*To do:* Repeat all of the material below exactly as written, images excluded.

*Data section:*
_ _ _ _

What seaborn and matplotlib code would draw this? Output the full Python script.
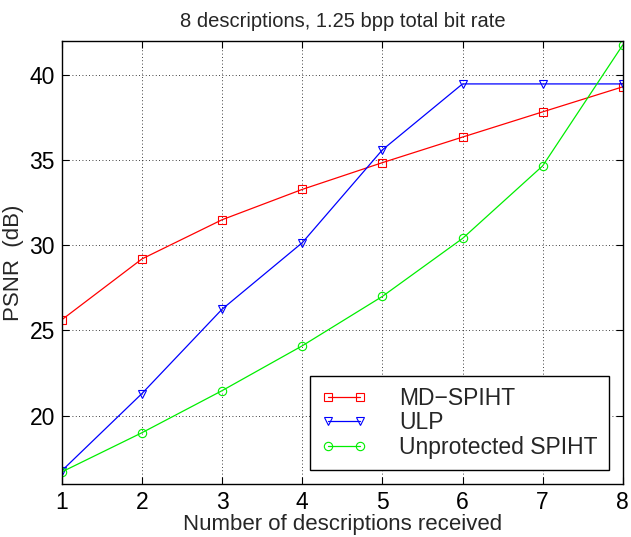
import matplotlib
matplotlib.use("Agg")
import matplotlib.pyplot as plt
import pandas as pd
import seaborn as sns

descriptions = [1, 2, 3, 4, 5, 6, 7, 8]
md_spiht = [25.63, 29.2, 31.5, 33.28, 34.85, 36.35, 37.83, 39.3]
ulp = [16.77, 21.3, 26.25, 30.15, 35.6, 39.47, 39.47, 39.47]
unprotected = [16.7, 19.0, 21.47, 24.1, 27.0, 30.4, 34.66, 41.76]

sns.set_style("ticks")
plt.rcParams['font.family'] = ['Liberation Sans', 'DejaVu Sans']

fig = plt.figure(figsize=(6.31, 5.37), dpi=100)
ax = fig.add_axes([0.098, 0.099, 0.889, 0.825])

series = [
    ("MD\u2212SPIHT", md_spiht, "#ff0000", "s"),
    ("ULP", ulp, "#0000ff", "v"),
    ("Unprotected SPIHT", unprotected, "#00ee00", "o"),
]
for name, vals, col, mk in series:
    df = pd.DataFrame({"x": descriptions, "y": vals})
    sns.lineplot(data=df, x="x", y="y", ax=ax, color=col, marker=mk,
                 markersize=6, markerfacecolor="none", markeredgecolor=col,
                 markeredgewidth=0.8, linewidth=0.9, label=name)

ax.set_xlim(1, 8)
ax.set_ylim(16, 42)
ax.set_xticks(descriptions)
ax.set_yticks([20, 25, 30, 35, 40])
ax.tick_params(direction="in", labelsize=16.5, length=5, width=0.8,
               top=True, right=True, colors="black", pad=5)
for sp in ax.spines.values():
    sp.set_visible(True)
    sp.set_color("black")
    sp.set_linewidth(1.0)
ax.grid(True, linestyle=(0, (1, 3)), color="black", linewidth=0.6)

ax.set_title("8 descriptions, 1.25 bpp total bit rate", fontsize=14.5, pad=10)
ax.set_xlabel("Number of descriptions received", fontsize=16, labelpad=0)
ax.set_ylabel("PSNR  (dB)", fontsize=16, labelpad=4)

leg = ax.legend(loc="lower right", numpoints=2, fontsize=16.5, frameon=True,
                fancybox=False, edgecolor="black", framealpha=1,
                handlelength=2.0, borderaxespad=0.6, handletextpad=1.4,
                labelspacing=0.05, borderpad=0.5)
leg.get_frame().set_linewidth(1.0)

fig.savefig("out.png", dpi=100)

_ _ _ _

*Solution to the problem:*
What seaborn and matplotlib code would draw this? Output the full Python script.
import matplotlib
matplotlib.use("Agg")
import matplotlib.pyplot as plt
import pandas as pd
import seaborn as sns

descriptions = [1, 2, 3, 4, 5, 6, 7, 8]
md_spiht = [25.63, 29.2, 31.5, 33.28, 34.85, 36.35, 37.83, 39.3]
ulp = [16.77, 21.3, 26.25, 30.15, 35.6, 39.47, 39.47, 39.47]
unprotected = [16.7, 19.0, 21.47, 24.1, 27.0, 30.4, 34.66, 41.76]

sns.set_style("ticks")
plt.rcParams['font.family'] = ['Liberation Sans', 'DejaVu Sans']

fig = plt.figure(figsize=(6.31, 5.37), dpi=100)
ax = fig.add_axes([0.098, 0.099, 0.889, 0.825])

series = [
    ("MD\u2212SPIHT", md_spiht, "#ff0000", "s"),
    ("ULP", ulp, "#0000ff", "v"),
    ("Unprotected SPIHT", unprotected, "#00ee00", "o"),
]
for name, vals, col, mk in series:
    df = pd.DataFrame({"x": descriptions, "y": vals})
    sns.lineplot(data=df, x="x", y="y", ax=ax, color=col, marker=mk,
                 markersize=6, markerfacecolor="none", markeredgecolor=col,
                 markeredgewidth=0.8, linewidth=0.9, label=name)

ax.set_xlim(1, 8)
ax.set_ylim(16, 42)
ax.set_xticks(descriptions)
ax.set_yticks([20, 25, 30, 35, 40])
ax.tick_params(direction="in", labelsize=16.5, length=5, width=0.8,
               top=True, right=True, colors="black", pad=5)
for sp in ax.spines.values():
    sp.set_visible(True)
    sp.set_color("black")
    sp.set_linewidth(1.0)
ax.grid(True, linestyle=(0, (1, 3)), color="black", linewidth=0.6)

ax.set_title("8 descriptions, 1.25 bpp total bit rate", fontsize=14.5, pad=10)
ax.set_xlabel("Number of descriptions received", fontsize=16, labelpad=0)
ax.set_ylabel("PSNR  (dB)", fontsize=16, labelpad=4)

leg = ax.legend(loc="lower right", numpoints=2, fontsize=16.5, frameon=True,
                fancybox=False, edgecolor="black", framealpha=1,
                handlelength=2.0, borderaxespad=0.6, handletextpad=1.4,
                labelspacing=0.05, borderpad=0.5)
leg.get_frame().set_linewidth(1.0)

fig.savefig("out.png", dpi=100)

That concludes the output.